EXERCISE
Starting at the first line of the data, print each line verbatim up to and including the line bearing "fitted through first", omitting pictures.

** Begin **

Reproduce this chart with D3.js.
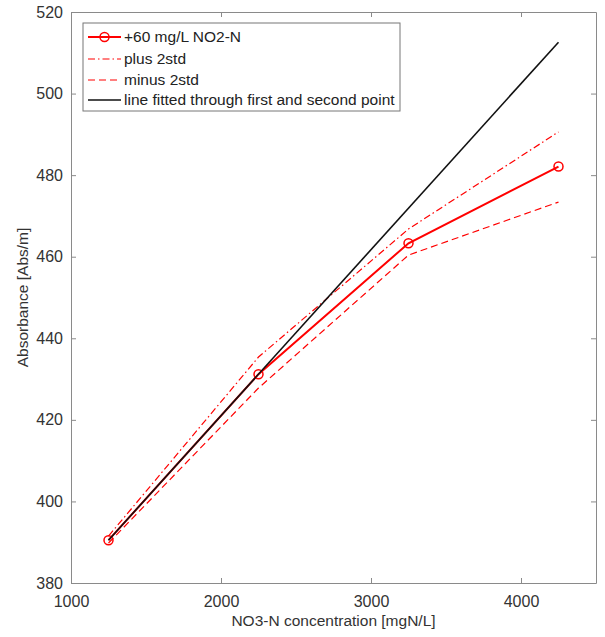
<!DOCTYPE html>
<html><head><meta charset="utf-8">
<script src="https://cdn.jsdelivr.net/npm/d3@7"></script>
<style>body{margin:0;background:#fff}svg{display:block}text{font-family:Arial,"Liberation Sans",sans-serif}</style>
</head><body><svg id="c" width="605" height="637"></svg>
<script>
const conc = [1250, 2250, 3250, 4250];
const absMain = [390.5, 431.2, 463.3, 482.1];
const absPlus = [391.5, 435.4, 466.8, 490.6];
const absMinus = [389.8, 427.8, 460.4, 473.4];
const fitX = [1250, 4250];
const fitY = [390.5, 512.6];
const xTicks = [1000, 2000, 3000, 4000];
const yTicks = [380, 400, 420, 440, 460, 480, 500, 520];
const legendLabels = ["+60 mg/L NO2-N", "plus 2std", "minus 2std", "line fitted through first and second point"];

const L = 71, R = 596, T = 12, B = 583;
const svg = d3.select("#c");
const x = d3.scaleLinear().domain([1000, 4500]).range([L, R]);
const y = d3.scaleLinear().domain([380, 520]).range([B, T]);
const axCol = "#8a8a8a", txtCol = "#333";

const gx = svg.append("g").attr("transform", `translate(0,${B})`)
  .call(d3.axisBottom(x).tickValues(xTicks).tickSizeInner(-5).tickSizeOuter(0).tickPadding(14).tickFormat(d3.format("d")));
const gxt = svg.append("g").attr("transform", `translate(0,${T})`)
  .call(d3.axisTop(x).tickValues(xTicks).tickSizeInner(-5).tickSizeOuter(0).tickFormat(""));
const gy = svg.append("g").attr("transform", `translate(${L},0)`)
  .call(d3.axisLeft(y).tickValues(yTicks).tickSizeInner(-5).tickSizeOuter(0).tickPadding(8).tickFormat(d3.format("d")));
const gyr = svg.append("g").attr("transform", `translate(${R},0)`)
  .call(d3.axisRight(y).tickValues(yTicks).tickSizeInner(-5).tickSizeOuter(0).tickFormat(""));
[gx, gxt, gy, gyr].forEach(g => {
  g.select(".domain").attr("stroke", axCol);
  g.selectAll(".tick line").attr("stroke", axCol);
  g.selectAll("text").attr("fill", txtCol).style("font-size", "16px").style("font-family", "Arial, 'Liberation Sans', sans-serif");
});
gx.selectAll("text").attr("dy", "0.71em").attr("y", 13);

svg.append("text").attr("x", (L + R) / 2).attr("y", 626).attr("text-anchor", "middle")
  .attr("fill", txtCol).style("font-size", "15.5px").text("NO3-N concentration [mgN/L]");
svg.append("text").attr("transform", `translate(28,${(T + B) / 2}) rotate(-90)`).attr("text-anchor", "middle")
  .attr("fill", txtCol).style("font-size", "15.5px").text("Absorbance [Abs/m]");

const line = d3.line().x(d => x(d[0])).y(d => y(d[1]));
const red = "#ff0000";
svg.append("path").datum(conc.map((v, i) => [v, absPlus[i]])).attr("d", line)
  .attr("fill", "none").attr("stroke", red).attr("stroke-width", 1.2).attr("stroke-dasharray", "7,3,1.5,3");
svg.append("path").datum(conc.map((v, i) => [v, absMinus[i]])).attr("d", line)
  .attr("fill", "none").attr("stroke", red).attr("stroke-width", 1.2).attr("stroke-dasharray", "7,4");
svg.append("path").datum(conc.map((v, i) => [v, absMain[i]])).attr("d", line)
  .attr("fill", "none").attr("stroke", red).attr("stroke-width", 2);
svg.selectAll("circle.m").data(conc.map((v, i) => [v, absMain[i]])).enter().append("circle")
  .attr("cx", d => x(d[0])).attr("cy", d => y(d[1])).attr("r", 4.5)
  .attr("fill", "none").attr("stroke", red).attr("stroke-width", 1.5);
svg.append("path").datum(fitX.map((v, i) => [v, fitY[i]])).attr("d", line)
  .attr("fill", "none").attr("stroke", "#111").attr("stroke-width", 1.6);

const lg = svg.append("g");
lg.append("rect").attr("x", 83).attr("y", 23).attr("width", 317).attr("height", 88)
  .attr("fill", "#fff").attr("stroke", "#777").attr("stroke-width", 1);
const styles = [
  {c: red, w: 2, d: null, m: true},
  {c: red, w: 1.2, d: "7,3,1.5,3"},
  {c: red, w: 1.2, d: "7,4"},
  {c: "#111", w: 1.6, d: null}
];
const rowY = [37, 59, 80, 100];
legendLabels.forEach((t, i) => {
  const s = styles[i];
  lg.append("line").attr("x1", 88).attr("x2", 121).attr("y1", rowY[i]).attr("y2", rowY[i])
    .attr("stroke", s.c).attr("stroke-width", s.w).attr("stroke-dasharray", s.d);
  if (s.m) lg.append("circle").attr("cx", 104.5).attr("cy", rowY[i]).attr("r", 4.5)
    .attr("fill", "none").attr("stroke", red).attr("stroke-width", 1.5);
  lg.append("text").attr("x", 124).attr("y", rowY[i]).attr("dy", "0.35em").attr("fill", "#222")
    .style("font-size", "15.5px").text(t);
});
</script></body></html>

** End **

WORKED SOLUTION
Reproduce this chart with D3.js.
<!DOCTYPE html>
<html><head><meta charset="utf-8">
<script src="https://cdn.jsdelivr.net/npm/d3@7"></script>
<style>body{margin:0;background:#fff}svg{display:block}text{font-family:Arial,"Liberation Sans",sans-serif}</style>
</head><body><svg id="c" width="605" height="637"></svg>
<script>
const conc = [1250, 2250, 3250, 4250];
const absMain = [390.5, 431.2, 463.3, 482.1];
const absPlus = [391.5, 435.4, 466.8, 490.6];
const absMinus = [389.8, 427.8, 460.4, 473.4];
const fitX = [1250, 4250];
const fitY = [390.5, 512.6];
const xTicks = [1000, 2000, 3000, 4000];
const yTicks = [380, 400, 420, 440, 460, 480, 500, 520];
const legendLabels = ["+60 mg/L NO2-N", "plus 2std", "minus 2std", "line fitted through first and second point"];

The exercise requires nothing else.